Right There

I mean there have been times where I’ve been stopped and searched just for no reason, like walking downtown, on Hawthorne. That’s happened twice. There’s also been kids wanting to fight me just because I’m Mexican and they think I’m about that. So I’ve definitely experienced it, and it really sucks. And I’ve seen it of course, like everywhere. It’s just everywhere.

"People think that because I am Mexican I come from a place that’s just violence, where everyone’s a bad person, you know what I mean?"

But I don’t feel like that, I’m not a bad person. I’m not a fighter, I don’t do that kind of stuff. The police just stopped me and search me, and question me and all that just because I am walking down the street with a backpack. They really don’t have the right to do that. It’s pretty easy to move on from it when it’s just a regular person just trying to tuck their shirt, because it’s just some weird rando-whatever. But it’s an official person that’s meant to protect you in case something goes bad.

"I’m not supposed to feel afraid of dying that day if I’m being searched just for no reason."

You know what I mean? And that’s what I feel like, I felt like I was going to die either of those two times. Because they were being very aggressive and there’s like nothing I can do. I just have to do what they say and hope for the best, and it’s kind of hard to come back from that. It’s kind of hard to think of a way for it to get taken care of. It’s happened before where police officers get held accountable for that kind of stuff, but then they just get like a slap on the wrist. Nothing major really happens to them. Even with physical evidence, they just don’t really get what they deserve, so it’s kind of hard to think of an idea that would work in society today.
I think it’s different when you see it on a screen and then just scroll by and don’t even think about it later, than when it’s someone you know that goes to this school and that has those feelings, and is afraid of these things that could happen to him because of the color of his skin. It’s right there in front of you so it’s kind of hard to just brush it off. To handle the everyday things for the most part I just don’t think about it, or I try not to think about it. Being hung up on something like that would make everyday kind of unbearable. You know what I mean? So it’s easier to just not think about it, and go about my day and try to act like it never happened, or just focus on something else to just distract myself.
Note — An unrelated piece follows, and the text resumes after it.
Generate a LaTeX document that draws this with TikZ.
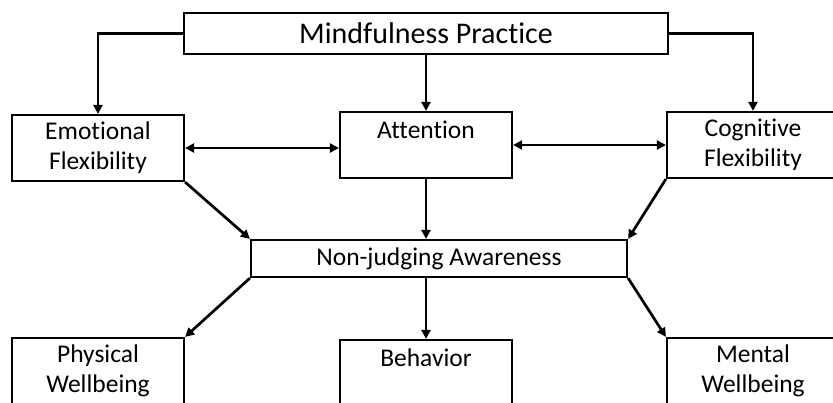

"It happens so much that there’s a problem everyday."

And for you to just try and deal with those problems everyday, and each time it happens, would just be impossible. Most of the time it’ll go nowhere, it will just escalate the situation that doesn’t need to be escalated, and at the end of it you’re not going to change that person’s mind about you by trying to confront them or fight them about it. It’s obviously easier to talk to someone that you care about, and you can tell them calmly, like “hey, whatever you said was kind of iffy.” But even then that’s their view, you know what I mean? It’s kind of hard to change people’s perspectives when their beliefs are set in stone. That’s especially true with someone you don’t know, you’ll just get angry and it will go somewhere it doesn’t need to go and it will change nothing. I just want people to stay strong. Because even after the whole thing with the two officers, I felt ashamed of who I was, because I was just walking by, minding my business, enjoying my day, and then out of nowhere they just stopped me and started confronting me. That’s just because of who I am and how I look, it’s a really shitty feeling, and I don’t want to feel like that anymore. I don’t want anyone else to feel like that. So if there’s anyone that has ever had that happen to them just stay strong.

"Keep being proud of who you are, like your skin color, or whatever people try to take away from you. Just be proud of it."

I hold onto that pride through my family, where I come from. I’m really proud of where I come from and who I am, because my life would've been totally different, I imagine, if I didn’t have the skin color I have. But I’m proud of it because it made me who I am today. It shaped my beliefs and who I am.